During the rest of 1996, we recorded about ten songs, most of which would rarely surface again. Late in the year, I came up with a song that I simply could not find words for. Finally, during a session on January 29, 1997, I mentioned to Kira that I had a song I needed words for and wondered if she thought could come up with something. She took a tape of the instrumental song and on February 12, 1997, returned with the lyrics. She said, "Get your guitar and play the song". I got the guitar, hit the record button and the song "Queen B." was born.
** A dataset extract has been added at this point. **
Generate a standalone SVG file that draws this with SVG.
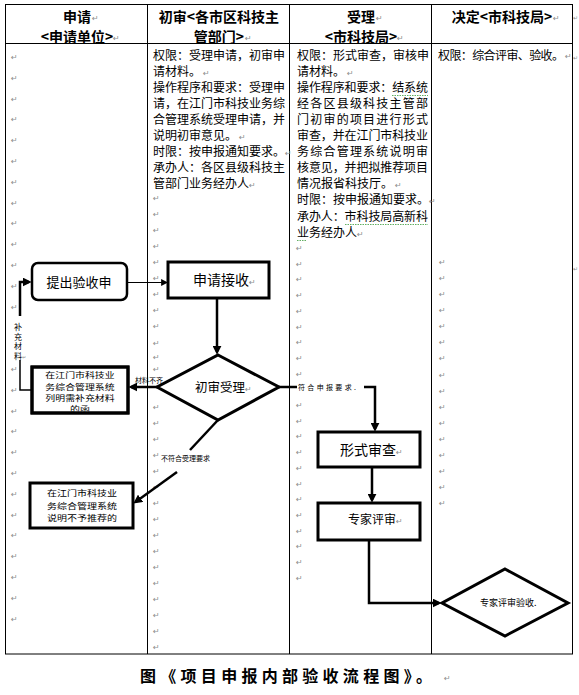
<svg xmlns="http://www.w3.org/2000/svg" width="579" height="695" viewBox="0 0 579 695">
<style>
.tbl{fill:none;stroke:#000;stroke-width:1}
.hd{font-family:"Noto Sans CJK SC","Liberation Sans",sans-serif;font-size:14px;font-weight:bold;text-anchor:middle;fill:#000}
.bd{font-family:"Noto Sans CJK SC","Liberation Sans",sans-serif;font-size:12px;fill:#000}
.pm{font-family:"DejaVu Sans",sans-serif;font-size:8px;fill:#8c8c8c;font-weight:normal}
.pms{font-family:"DejaVu Sans",sans-serif;font-size:6px;fill:#8c8c8c}
.box{fill:#fff;stroke:#000;stroke-width:3}
.nt{font-family:"Noto Sans CJK SC","Liberation Sans",sans-serif;fill:#000}
.cn{fill:none;stroke:#000;stroke-width:2.5;stroke-linejoin:miter}
.thin{fill:none;stroke:#000;stroke-width:1.2}
.lbl{font-family:"Noto Sans CJK SC","Liberation Sans",sans-serif;font-size:7px;fill:#000}
.wavy{fill:none;stroke:#3a9a3a;stroke-width:0.8;stroke-dasharray:1.5 1}
</style>
<defs>
<marker id="ah" viewBox="0 0 10 10" refX="7" refY="5" markerWidth="9" markerHeight="9" markerUnits="userSpaceOnUse" orient="auto"><path d="M0,0L10,5L0,10z" fill="#000"/></marker>
<marker id="ahs" viewBox="0 0 10 10" refX="7" refY="5" markerWidth="7" markerHeight="7" markerUnits="userSpaceOnUse" orient="auto"><path d="M0,0L10,5L0,10z" fill="#000"/></marker>
<clipPath id="c1"><rect x="33.5" y="368.5" width="93" height="43"/></clipPath>
</defs>
<rect width="579" height="695" fill="#fff"/>

<g id="table">
<rect class="tbl" x="5.5" y="4.5" width="567" height="649.5"/>
<line class="tbl" x1="147.5" y1="4.5" x2="147.5" y2="654"/>
<line class="tbl" x1="289.5" y1="4.5" x2="289.5" y2="654"/>
<line class="tbl" x1="431.5" y1="4.5" x2="431.5" y2="654"/>
<line class="tbl" x1="5.5" y1="43.5" x2="572.5" y2="43.5"/>
</g>

<g id="headers">
<text class="hd" x="77" y="22">申请</text><text class="pm" x="92" y="21">↵</text>
<text class="hd" x="77" y="42">&lt;申请单位&gt;</text><text class="pm" x="113" y="41">↵</text>
<text class="hd" x="219" y="22">初审&lt;各市区科技主</text>
<text class="hd" x="219" y="42">管部门&gt;</text><text class="pm" x="245" y="41">↵</text>
<text class="hd" x="361" y="22">受理</text><text class="pm" x="376" y="21">↵</text>
<text class="hd" x="361" y="42">&lt;市科技局&gt;</text><text class="pm" x="397" y="41">↵</text>
<text class="hd" x="502" y="22">决定&lt;市科技局&gt;</text><text class="pm" x="553" y="21">↵</text>
<text class="pms" x="573" y="20">↵</text>
</g>

<g id="col2-text">
<text class="bd" x="153" y="59.5" textLength="132" lengthAdjust="spacing">权限：受理申请，初审申</text>
<text class="bd" x="153" y="75.6">请材料。<tspan class="pm" dx="2">↵</tspan></text>
<text class="bd" x="153" y="91.7" textLength="132" lengthAdjust="spacing">操作程序和要求：受理申</text>
<text class="bd" x="153" y="107.8" textLength="132" lengthAdjust="spacing">请，在江门市科技业务综</text>
<text class="bd" x="153" y="123.9" textLength="132" lengthAdjust="spacing">合管理系统受理申请，并</text>
<text class="bd" x="153" y="140">说明初审意见。<tspan class="pm" dx="2">↵</tspan></text>
<text class="bd" x="153" y="156.1">时限：按申报通知要求。<tspan class="pm">↵</tspan></text>
<text class="bd" x="153" y="172.2" textLength="132" lengthAdjust="spacing">承办人：各区县级科技主</text>
<text class="bd" x="153" y="188.3">管部门业务经办人<tspan class="pm">↵</tspan></text>
</g>

<g id="col3-text">
<text class="bd" x="297" y="59.5" textLength="132" lengthAdjust="spacing">权限：形式审查，审核申</text>
<text class="bd" x="297" y="75.6">请材料。<tspan class="pm" dx="2">↵</tspan></text>
<text class="bd" x="297" y="91.7" textLength="131" lengthAdjust="spacing">操作程序和要求：结系统</text>
<text class="bd" x="297" y="107.8" textLength="131" lengthAdjust="spacing">经各区县级科技主管部</text>
<text class="bd" x="297" y="123.9" textLength="131" lengthAdjust="spacing">门初审的项目进行形式</text>
<text class="bd" x="297" y="140" textLength="131" lengthAdjust="spacing">审查，并在江门市科技业</text>
<text class="bd" x="297" y="156.1" textLength="131" lengthAdjust="spacing">务综合管理系统说明审</text>
<text class="bd" x="297" y="172.2" textLength="131" lengthAdjust="spacing">核意见，并把拟推荐项目</text>
<text class="bd" x="297" y="188.3">情况报省科技厅。<tspan class="pm" dx="2">↵</tspan></text>
<text class="bd" x="297" y="204.4">时限：按申报通知要求。<tspan class="pm">↵</tspan></text>
<text class="bd" x="297" y="220.5" textLength="131" lengthAdjust="spacing">承办人：市科技局高新科</text>
<text class="bd" x="297" y="236.6">业务经办人<tspan class="pm">↵</tspan></text>
<path class="wavy" d="M392,95.5 H428"/>
<path class="wavy" d="M345,224.5 H428"/>
<path class="wavy" d="M297,240.5 H307"/>
</g>

<g id="col4-text">
<text class="bd" x="438" y="59.5" textLength="126" lengthAdjust="spacing">权限：综合评审、验收。</text>
<text class="pm" x="565" y="59">↵</text>
<text class="pms" x="573" y="60">↵</text>
<text class="pms" x="573" y="271">↵</text>
</g>

<g id="para-marks">
<text class="pm"><tspan x="11" y="60">↵</tspan><tspan x="11" y="80.8">↵</tspan><tspan x="11" y="101.6">↵</tspan><tspan x="11" y="122.4">↵</tspan><tspan x="11" y="143.2">↵</tspan><tspan x="11" y="164">↵</tspan><tspan x="11" y="184.8">↵</tspan><tspan x="11" y="205.6">↵</tspan><tspan x="11" y="226.4">↵</tspan><tspan x="11" y="247.2">↵</tspan><tspan x="11" y="268">↵</tspan><tspan x="11" y="288.8">↵</tspan><tspan x="11" y="309.6">↵</tspan><tspan x="11" y="372">↵</tspan><tspan x="11" y="392.8">↵</tspan><tspan x="11" y="413.6">↵</tspan><tspan x="11" y="434.4">↵</tspan><tspan x="11" y="455.2">↵</tspan><tspan x="11" y="476">↵</tspan><tspan x="11" y="496.8">↵</tspan><tspan x="11" y="517.6">↵</tspan><tspan x="11" y="538.4">↵</tspan><tspan x="11" y="559.2">↵</tspan><tspan x="11" y="580">↵</tspan><tspan x="11" y="600.8">↵</tspan><tspan x="11" y="621.6">↵</tspan></text>
<text class="pm"><tspan x="153" y="201">↵</tspan><tspan x="153" y="217">↵</tspan><tspan x="153" y="233.1">↵</tspan><tspan x="153" y="249.2">↵</tspan><tspan x="153" y="265.2">↵</tspan><tspan x="153" y="281.3">↵</tspan><tspan x="153" y="297.3">↵</tspan><tspan x="153" y="313.4">↵</tspan><tspan x="153" y="329.4">↵</tspan><tspan x="153" y="345.5">↵</tspan><tspan x="153" y="360">↵</tspan><tspan x="153" y="371.5">↵</tspan><tspan x="153" y="409.7">↵</tspan><tspan x="153" y="425.7">↵</tspan><tspan x="153" y="441.8">↵</tspan><tspan x="153" y="457.8">↵</tspan><tspan x="153" y="473.9">↵</tspan><tspan x="153" y="489.9">↵</tspan><tspan x="153" y="506">↵</tspan><tspan x="153" y="522">↵</tspan><tspan x="153" y="538">↵</tspan><tspan x="153" y="554.1">↵</tspan><tspan x="153" y="570.2">↵</tspan><tspan x="153" y="586.2">↵</tspan><tspan x="153" y="602.3">↵</tspan><tspan x="153" y="618.3">↵</tspan><tspan x="153" y="634.4">↵</tspan><tspan x="153" y="650.4">↵</tspan></text>
<text class="pm"><tspan x="296" y="251">↵</tspan><tspan x="296" y="266.7">↵</tspan><tspan x="296" y="282.4">↵</tspan><tspan x="296" y="298.1">↵</tspan><tspan x="296" y="313.8">↵</tspan><tspan x="296" y="329.5">↵</tspan><tspan x="296" y="345.2">↵</tspan><tspan x="296" y="360.9">↵</tspan><tspan x="296" y="376.6">↵</tspan><tspan x="296" y="408">↵</tspan><tspan x="296" y="423.7">↵</tspan><tspan x="296" y="439.4">↵</tspan><tspan x="296" y="455.1">↵</tspan><tspan x="296" y="470.8">↵</tspan><tspan x="296" y="486.5">↵</tspan><tspan x="296" y="502.2">↵</tspan><tspan x="296" y="517.9">↵</tspan><tspan x="296" y="533.6">↵</tspan><tspan x="296" y="549.3">↵</tspan><tspan x="296" y="565">↵</tspan><tspan x="296" y="580.7">↵</tspan></text>
<text class="pm"><tspan x="439" y="265">↵</tspan><tspan x="439" y="281.1">↵</tspan><tspan x="439" y="297.1">↵</tspan><tspan x="439" y="313.2">↵</tspan><tspan x="439" y="329.3">↵</tspan><tspan x="439" y="345.4">↵</tspan><tspan x="439" y="361.4">↵</tspan><tspan x="439" y="377.5">↵</tspan><tspan x="439" y="393.6">↵</tspan><tspan x="439" y="409.6">↵</tspan><tspan x="439" y="425.7">↵</tspan><tspan x="439" y="441.8">↵</tspan><tspan x="439" y="457.8">↵</tspan><tspan x="439" y="473.9">↵</tspan><tspan x="439" y="490">↵</tspan><tspan x="439" y="506">↵</tspan></text>
</g>

<g id="connectors">
<path class="thin" d="M127,282.5 H166" marker-end="url(#ahs)"/>
<path class="cn" d="M217,298 V352" marker-end="url(#ah)"/>
<path class="cn" d="M157,387 H131" marker-end="url(#ah)"/>
<path class="cn" d="M218,420 L190,450"/>
<path class="cn" d="M177,472 L135.5,502" marker-end="url(#ah)"/>
<path class="cn" d="M279,387 H297"/>
<path class="cn" d="M364,387 H375 V429" marker-end="url(#ah)"/>
<path class="cn" d="M372,467 V500" marker-end="url(#ah)"/>
<path class="cn" d="M369,540 V603 H439" marker-end="url(#ah)"/>
<path class="thin" d="M32,390 H20 V360" style="stroke-width:1.5"/>
<path class="cn" d="M20,316 V282 H29" marker-end="url(#ah)"/>
</g>

<g id="connector-labels">
<text class="nt" style="font-size:8px" text-anchor="middle"><tspan x="18" y="330">补</tspan><tspan x="18" y="339.5">充</tspan><tspan x="18" y="349">材</tspan><tspan x="18" y="358.5">料</tspan></text>
<text class="pm" x="22" y="359" style="font-size:5px">↵</text>
<text class="lbl" x="135" y="382.5">材料不齐</text>
<text class="lbl" x="161" y="460.5">不符合受理要求</text>
<text class="lbl" x="298" y="390" textLength="58" lengthAdjust="spacing">符合申报要求.</text>
</g>

<g id="node-submit">
<rect x="32" y="263" width="95" height="37" rx="6" fill="#fff" stroke="#000" stroke-width="2.5"/>
<text class="nt" x="79" y="287" text-anchor="middle" style="font-size:13px">提出验收申</text>
</g>

<g id="node-receive">
<rect class="box" x="168" y="262" width="101" height="36"/>
<text class="nt" x="193" y="285" style="font-size:14px">申请接收<tspan class="pm">↵</tspan></text>
</g>

<g id="node-initial-review">
<polygon class="box" points="218,355 279,387 218,420 157,387"/>
<text class="nt" x="195" y="392" style="font-size:12.5px">初审受理<tspan class="pm">↵</tspan></text>
</g>

<g id="node-supplement">
<rect class="box" x="32" y="367" width="96" height="46"/>
<g clip-path="url(#c1)">
<text class="nt" text-anchor="middle" transform="scale(1.27,1)" style="font-size:7.8px"><tspan x="63" y="378.5">在江门市科技业</tspan><tspan x="63" y="389.8">务综合管理系统</tspan><tspan x="63" y="401.1">列明需补充材料</tspan><tspan x="63" y="412.4">的函</tspan></text>
</g>
<rect x="32" y="367" width="96" height="46" fill="none" stroke="#000" stroke-width="3"/>
</g>

<g id="node-reject">
<rect class="box" x="30" y="483" width="103" height="45"/>
<text class="nt" text-anchor="middle" transform="scale(1.18,1)" style="font-size:8.5px"><tspan x="69.5" y="496.5">在江门市科技业</tspan><tspan x="69.5" y="509">务综合管理系统</tspan><tspan x="69.5" y="521.5">说明不予推荐的</tspan></text>
</g>

<g id="node-formal-review">
<rect class="box" x="318" y="432" width="102" height="35"/>
<text class="nt" x="340" y="455" style="font-size:14px">形式审查<tspan class="pm">↵</tspan></text>
</g>

<g id="node-expert-review">
<rect class="box" x="318" y="503" width="102" height="37"/>
<text class="nt" x="348" y="524" style="font-size:12px">专家评审<tspan class="pm">↵</tspan></text>
</g>

<g id="node-expert-acceptance">
<polygon class="box" points="505,569 568,603 505,636 442,603"/>
<text class="nt" x="480" y="606" style="font-size:9px">专家评审验收.</text>
</g>

<g id="caption">
<text class="nt" x="140" y="682" textLength="292" lengthAdjust="spacing" style="font-size:16px;font-weight:bold">图《项目申报内部验收流程图》。</text>
<text class="pm" x="444" y="681">↵</text>
</g>
</svg>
For the next month, I worked on an arrangement integrating her words then, during a late night session on March 18, 1997, we recorded our first truely collaborative song. This early version of "Queen B.", found on Stumbling In My Brain, is quite blistering compared to the second version which would appear on our first album, Frank's Closet.
Also, at the February session I asked her if she'd like to sing on a cover of a friend's song I was recording. Thus, during the March session, "Stinkman" was also recorded. With a new vocal this instrumentation was used for the version found on Frank's Closet and with yet a newer vocal in the "October On Planet X" trilogy on Worm's Stumbling In My Brain.
"Stinkman" would remain a part of our regular repitoire.
Stumbling In My Brain - 1997
Most of this was recorded on my TEAC recorder.
Again, no images exist from this period.
It's difficult to theorize how things would have continued from there. That is, if things in our personal lives had stayed the same. As it happened, within the next month, both our lives would suffer drastic changes. Instinctively, we both turned to our music for sanctuary and the coincidence of us both experiencing trauma simultaneously brought a closeness. You know how it is... misery loves company.